In the days leading up to the midterm elections, Trump likened the approaching caravans to an “invasion.”
His comments at one point prompted the crowd to chant, “Build that wall!”
Opening a political rally in Tupelo, Mississippi — the birthplace of Elvis Presley — President Donald Trump is joking that people used to say he looked like the king of rock ‘n’ roll.
Trump was in Mississippi stumping for Republican Sen. Cindy Hyde-Smith, who is in a Senate runoff. She is running against Democrat Mike Espy in a contest that has increasingly taken on racial overtones.
Trump says that when he was young, “other than the blond hair, they said I looked like Elvis.”
The midterms are over, but President Donald Trump is back campaigning in Mississippi to help GOP Sen. Cindy Hyde-Smith keep her seat in Republican hands.
Trump is holding two rallies Monday to help Hyde-Smith finish the final two years of the term started by Republican Thad Cochran.

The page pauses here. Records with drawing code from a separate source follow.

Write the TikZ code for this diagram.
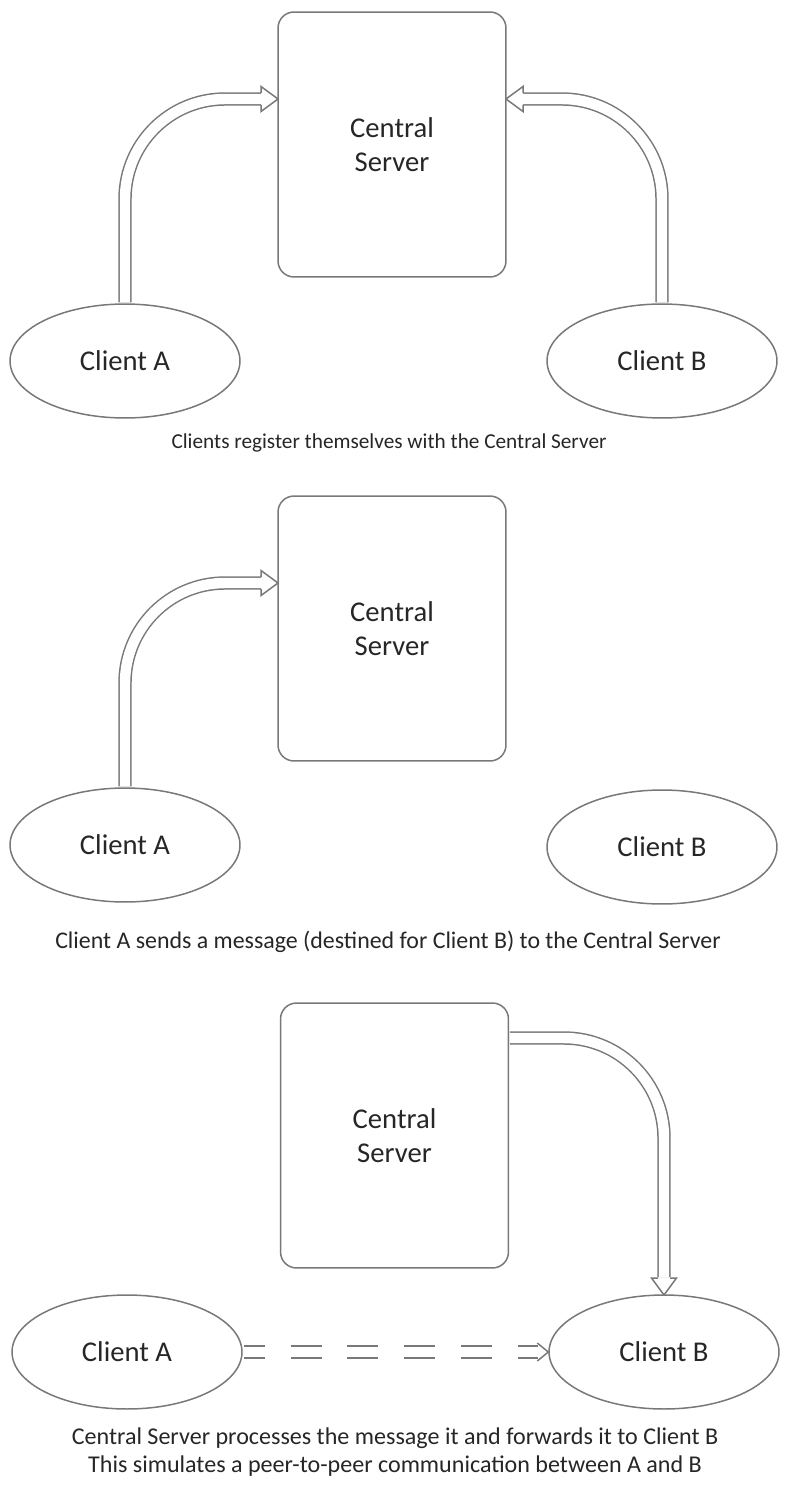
\documentclass[tikz,border=0pt]{standalone}
\usepackage{fontspec}
\setmainfont{Carlito}
\usetikzlibrary{arrows.meta,shapes.geometric}
\definecolor{linegray}{HTML}{787878}
\definecolor{textgray}{HTML}{262626}

\begin{document}
\begin{tikzpicture}[x=0.02cm, y=-0.02cm]
		\tikzstyle{server} = [draw=linegray, line width=0.85pt, rounded corners=0.32cm, minimum width=4.56cm, minimum height=5.3cm, align=center, text=textgray, font=\fontsize{16.3}{19}\selectfont]
		\tikzstyle{client} = [draw=linegray, line width=0.85pt, ellipse, minimum width=4.6cm, minimum height=2.28cm, inner sep=0pt, text=textgray, font=\fontsize{16.3}{19}\selectfont]
		\tikzstyle{pipe} = [draw=linegray, line width=0.85pt, double=white, double distance=5.95pt, rounded corners=2cm, shorten <=0.45pt]
		\tikzstyle{caption} = [text=textgray, align=center]
		\tikzset{tiphead/.pic={\draw[linegray, line width=0.85pt, fill=white] (-17,-6) -- (-17,-12.5) -- (0,0) -- (-17,12.5) -- (-17,6);}}
		\tikzset{barbhead/.pic={\draw[linegray, line width=0.85pt] (-11,-9) -- (0,0) -- (-11,9);}}
		\useasboundingbox (0,0) rectangle (808,1500);
		% registration
		\node [server] (server1) at (392,144.5) {Central\\Server};
		\node [client] (clientA1) at (125,361) {Client A};
		\node [client] (clientB1) at (662,361) {Client B};
		\coordinate (inA1) at (278,99);
		\coordinate (inB1) at (506,99);
		\draw [pipe, shorten >=0.34cm] (clientA1.north) |- (inA1);
		\draw [pipe, shorten >=0.34cm] (clientB1.north) |- (inB1);
		\pic at (inA1) {tiphead};
		\pic [rotate=180] at (inB1) {tiphead};
		\node [caption, font=\fontsize{12.1}{14}\selectfont] (cap1) at (389,443) {Clients register themselves with the Central Server};
		% sending
		\node [server] (server2) at (392,628.5) {Central\\Server};
		\node [client] (clientA2) at (125,845) {Client A};
		\node [client] (clientB2) at (662,847) {Client B};
		\coordinate (inA2) at (278,583);
		\draw [pipe, shorten >=0.34cm] (clientA2.north) |- (inA2);
		\pic at (inA2) {tiphead};
		\node [caption, font=\fontsize{13.6}{16}\selectfont] (cap2) at (388,942) {Client A sends a message (destined for Client B) to the Central Server};
		% forwarding
		\node [server] (server3) at (394.5,1135.5) {Central\\Server};
		\node [client] (clientA3) at (127,1352) {Client A};
		\node [client] (clientB3) at (664,1352) {Client B};
		\coordinate (outS3) at (509,1038);
		\coordinate (inB3) at (664,1295);
		\draw [pipe, shorten >=0.36cm] (outS3) -| (inB3);
		\pic [rotate=-90] at (inB3) {tiphead};
		\draw [pipe, dash pattern=on 0.62cm off 0.52cm, dash phase=0.2cm, shorten >=0.2cm] (clientA3.east) -- (clientB3.west);
		\pic at (clientB3.west) {barbhead};
		\node [caption, font=\fontsize{13.7}{15.9}\selectfont] (cap3) at (395,1452) {Central Server processes the message it and forwards it to Client B\\This simulates a peer-to-peer communication between A and B};
\end{tikzpicture}
\end{document}
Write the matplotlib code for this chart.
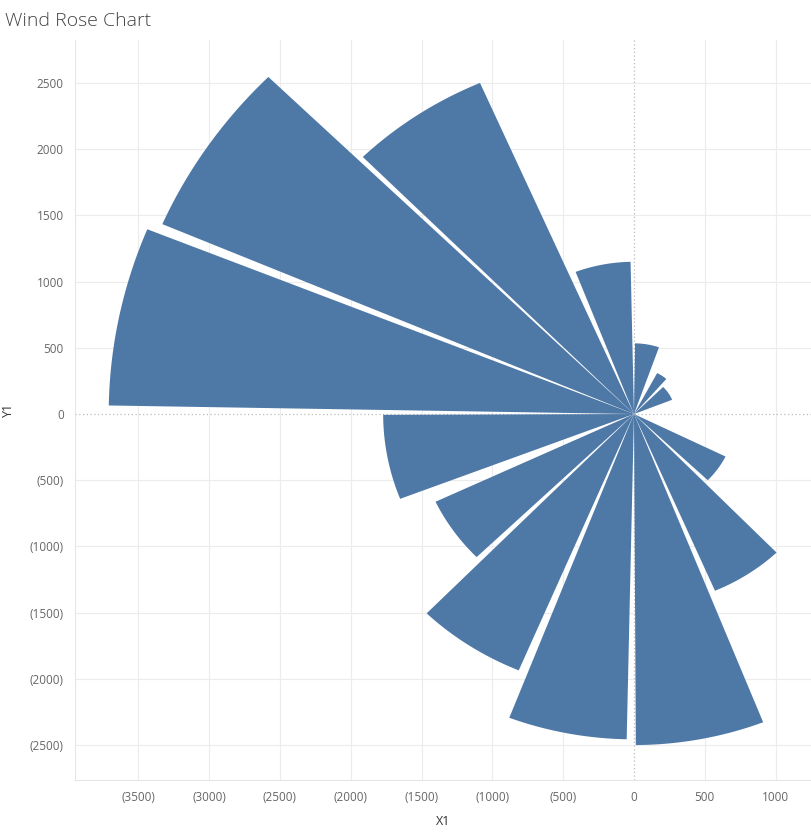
import numpy as np
import matplotlib.pyplot as plt
from matplotlib.patches import Polygon

# direction bins (compass degrees, clockwise from north) and total per bin
bins      = ['N', 'NNE', 'NE', 'SE', 'SSE', 'S', 'SSW', 'SW', 'WSW', 'W', 'WNW', 'NW', 'NNW', 'N2']
dir_start = [0.8, 27.9, 45.2, 116.4, 136.1, 158.6, 181.2, 202.8, 225.8, 248.8, 271.0, 293.3, 315.4, 339.0]
dir_end   = [19.3, 40.8, 68.2, 133.8, 156.8, 179.7, 201.0, 224.2, 244.7, 269.8, 292.1, 314.6, 336.5, 358.8]
totals    = [534, 350, 290, 722, 1452, 2500, 2457, 2100, 1550, 1771, 3709, 3626, 2727, 1150]

x_ticks = [-3500, -3000, -2500, -2000, -1500, -1000, -500, 0, 500, 1000]
y_ticks = [-2500, -2000, -1500, -1000, -500, 0, 500, 1000, 1500, 2000, 2500]

BLUE = '#4E79A7'
GRID = '#ececec'
TXT = '#666666'

plt.rcParams['font.family'] = ['Open Sans', 'DejaVu Sans']

fig = plt.figure(figsize=(8.11, 8.34), dpi=100)
ax = fig.add_axes([75/811, 1-780/834, 1-75/811, (780-40)/834])
ax.set_xlim(-3947, 1250)
ax.set_ylim(-2764, 2825)

def fmt(v):
    return '0' if v == 0 else (f'({abs(v)})' if v < 0 else f'{v}')

for v in x_ticks:
    if v != 0:
        ax.axvline(v, color=GRID, lw=0.8, zorder=0)
for v in y_ticks:
    if v != 0:
        ax.axhline(v, color=GRID, lw=0.8, zorder=0)
ax.axvline(0, color='#bbbbbb', lw=0.9, ls=(0, (1, 2)), zorder=0.5)
ax.axhline(0, color='#bbbbbb', lw=0.9, ls=(0, (1, 2)), zorder=0.5)

for a0, a1, r in zip(dir_start, dir_end, totals):
    th = np.radians(np.linspace(a0, a1, 60))
    pts = [(0, 0)] + list(zip(r*np.sin(th), r*np.cos(th)))
    ax.add_patch(Polygon(pts, closed=True, facecolor=BLUE, edgecolor='none', zorder=2))

ax.set_xticks(x_ticks)
ax.set_xticklabels([fmt(v) for v in x_ticks])
ax.set_yticks(y_ticks)
ax.set_yticklabels([fmt(v) for v in y_ticks])
ax.tick_params(length=0, labelsize=8.5, labelcolor=TXT, pad=8)
for s in ['top', 'right']:
    ax.spines[s].set_visible(False)
for s in ['left', 'bottom']:
    ax.spines[s].set_color('#e6e6e6')
    ax.spines[s].set_linewidth(0.8)

ax.set_xlabel('X1', fontsize=9, color='#333333', labelpad=8)
ax.set_ylabel('Y1', fontsize=9, color='#333333')
ax.yaxis.set_label_coords(-60/736, 0.5)

fig.text(5/811, 1-21/834, 'Wind Rose Chart', fontsize=14, color='#444444',
         va='center', ha='left', fontweight='light')

fig.savefig('out.png', dpi=100, facecolor='white')
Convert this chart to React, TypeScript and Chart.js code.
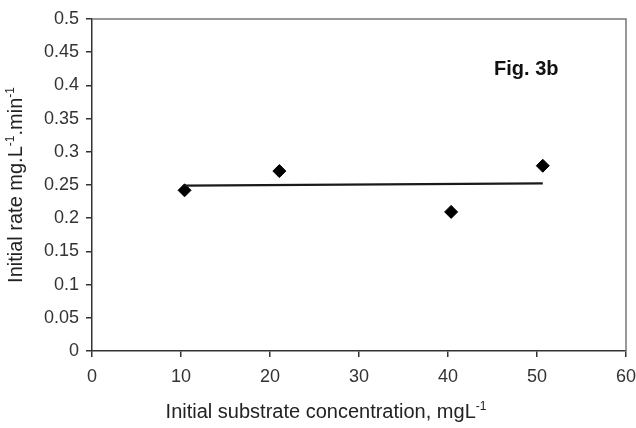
import React, { useEffect, useRef } from "react";
import { Chart, registerables } from "chart.js";

Chart.register(...registerables);

// Data
const substrateConc = [10.4, 21.05, 40.35, 50.65];
const initialRate = [0.242, 0.271, 0.2095, 0.279];
// Linear trend line drawn between the first and last concentration
const trendX = [10.4, 50.65];
const trendY = [0.249, 0.2525];

const xTickValues = [0, 10, 20, 30, 40, 50, 60];
const yTickValues = [0, 0.05, 0.1, 0.15, 0.2, 0.25, 0.3, 0.35, 0.4, 0.45, 0.5];

const figLabel = "Fig. 3b";
const figLabelPos = { x: 48.8, y: 0.4246 };

// Axis titles as [text, superscript?] runs
const xTitleRuns: [string, boolean][] = [
  ["Initial substrate concentration, mgL", false],
  ["-1", true],
];
const yTitleRuns: [string, boolean][] = [
  ["Initial rate mg.L", false],
  ["-1", true],
  [".min", false],
  ["-1", true],
];

const FONT = "'Liberation Sans', Arial, sans-serif";
const TITLE_SIZE = 20;
const SUP_SIZE = 12;

function drawRuns(ctx: CanvasRenderingContext2D, runs: [string, boolean][], cx: number, baseline: number) {
  let total = 0;
  const widths = runs.map(([t, sup]) => {
    ctx.font = `${sup ? SUP_SIZE : TITLE_SIZE}px ${FONT}`;
    const w = ctx.measureText(t).width;
    total += w;
    return w;
  });
  let x = cx - total / 2;
  runs.forEach(([t, sup], i) => {
    ctx.font = `${sup ? SUP_SIZE : TITLE_SIZE}px ${FONT}`;
    ctx.fillText(t, x, sup ? baseline - 8 : baseline);
    x += widths[i];
  });
}

const framePlugin = {
  id: "frameAndLabel",
  afterDatasetsDraw(chart: any) {
    const { ctx, chartArea, scales } = chart;
    ctx.save();
    ctx.strokeStyle = "#777";
    ctx.lineWidth = 1.5;
    ctx.beginPath();
    ctx.moveTo(chartArea.left, chartArea.top);
    ctx.lineTo(chartArea.right, chartArea.top);
    ctx.lineTo(chartArea.right, chartArea.bottom);
    ctx.stroke();

    ctx.fillStyle = "#111";
    ctx.font = `bold 20px ${FONT}`;
    ctx.textAlign = "center";
    ctx.textBaseline = "middle";
    ctx.fillText(
      figLabel,
      scales.x.getPixelForValue(figLabelPos.x),
      scales.y.getPixelForValue(figLabelPos.y)
    );

    // axis titles
    ctx.fillStyle = "#222";
    ctx.textAlign = "left";
    ctx.textBaseline = "alphabetic";
    const xCenter = (chartArea.left + chartArea.right) / 2 - 33;
    drawRuns(ctx, xTitleRuns, xCenter, chart.height - 10);

    ctx.save();
    ctx.translate(22, (chartArea.top + chartArea.bottom) / 2);
    ctx.rotate(-Math.PI / 2);
    drawRuns(ctx, yTitleRuns, 0, 0);
    ctx.restore();

    ctx.restore();
  },
};

export default function App() {
  const canvasRef = useRef<HTMLCanvasElement | null>(null);

  useEffect(() => {
    document.body.style.margin = "0";
    const canvas = canvasRef.current;
    if (!canvas) return;
    const chart = new Chart(canvas, {
      type: "scatter",
      data: {
        datasets: [
          {
            type: "line",
            data: trendX.map((x, i) => ({ x, y: trendY[i] })),
            borderColor: "#1a1a1a",
            borderWidth: 2.4,
            pointRadius: 0,
            fill: false,
          } as any,
          {
            data: substrateConc.map((x, i) => ({ x, y: initialRate[i] })),
            pointStyle: "rectRot",
            pointRadius: 6.5,
            backgroundColor: "#000",
            borderColor: "#000",
            borderWidth: 1,
          },
        ],
      },
      options: {
        responsive: false,
        animation: false,
        devicePixelRatio: 1,
        layout: { padding: { top: 19, right: 10, left: 0, bottom: 0 } },
        plugins: {
          legend: { display: false },
          tooltip: { enabled: false },
        },
        scales: {
          x: {
            type: "linear",
            min: 0,
            max: 60,
            afterFit: (s: any) => {
              s.height = 77;
              s.paddingLeft = 0;
              s.paddingRight = 0;
            },
            afterBuildTicks: (s: any) => {
              s.ticks = xTickValues.map((v) => ({ value: v }));
            },
            ticks: {
              color: "#333",
              font: { family: FONT, size: 18 },
              padding: 9,
              maxRotation: 0,
              callback: (v: any) => String(v),
            },
            grid: {
              drawOnChartArea: false,
              drawTicks: true,
              tickLength: 6,
              color: "#333",
              lineWidth: 1.5,
            },
            border: { display: true, color: "#333", width: 1.5 },
            title: { display: false },
          },
          y: {
            type: "linear",
            min: 0,
            max: 0.5,
            afterFit: (s: any) => {
              s.width = 92;
              s.paddingTop = 0;
              s.paddingBottom = 0;
            },
            afterBuildTicks: (s: any) => {
              s.ticks = yTickValues.map((v) => ({ value: v }));
            },
            ticks: {
              color: "#333",
              font: { family: FONT, size: 18 },
              padding: 7,
              callback: (v: any) => String(Number(Number(v).toFixed(2))),
            },
            grid: {
              drawOnChartArea: false,
              drawTicks: true,
              tickLength: 6,
              color: "#333",
              lineWidth: 1.5,
            },
            border: { display: true, color: "#333", width: 1.5 },
            title: { display: false },
          },
        },
      },
      plugins: [framePlugin],
    } as any);
    return () => chart.destroy();
  }, []);

  return (
    <div style={{ width: 636, height: 428, background: "#fff" }}>
      <canvas ref={canvasRef} width={636} height={428} />
    </div>
  );
}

Hyde-Smith is in a tight runoff Tuesday against Democrat Mike Espy, a former congressman and agriculture secretary under President Bill Clinton. Espy would be the first African-American to represent the state in the Senate since Reconstruction.
The election has been dominated by racial issues, after a photo emerged of Hyde-Smith wearing a replica hat of a Confederate soldier and a video emerged of her saying she’d be “on the front row” of a public hanging if invited.
President Donald Trump is heading to Mississippi for two rallies to try to keep a Senate seat in Republican hands.
Trump will be campaigning Monday for GOP Sen. Cindy Hyde-Smith, who is in a runoff Tuesday against Democrat Mike Espy. The former congressman was agriculture secretary under President Bill Clinton.
Espy is trying to become the first African-American to represent Mississippi in the Senate since Reconstruction.
Trump plans to speak Monday afternoon at a rally in Tupelo and then that night at a rally in Biloxi.
Trump returned Sunday evening from Florida, where he spent the Thanksgiving holiday at his Mar-a-Lago club. He visited his nearby golf course all five days he spent in Florida, and he took time to talk to troops stationed abroad on Thanksgiving Day.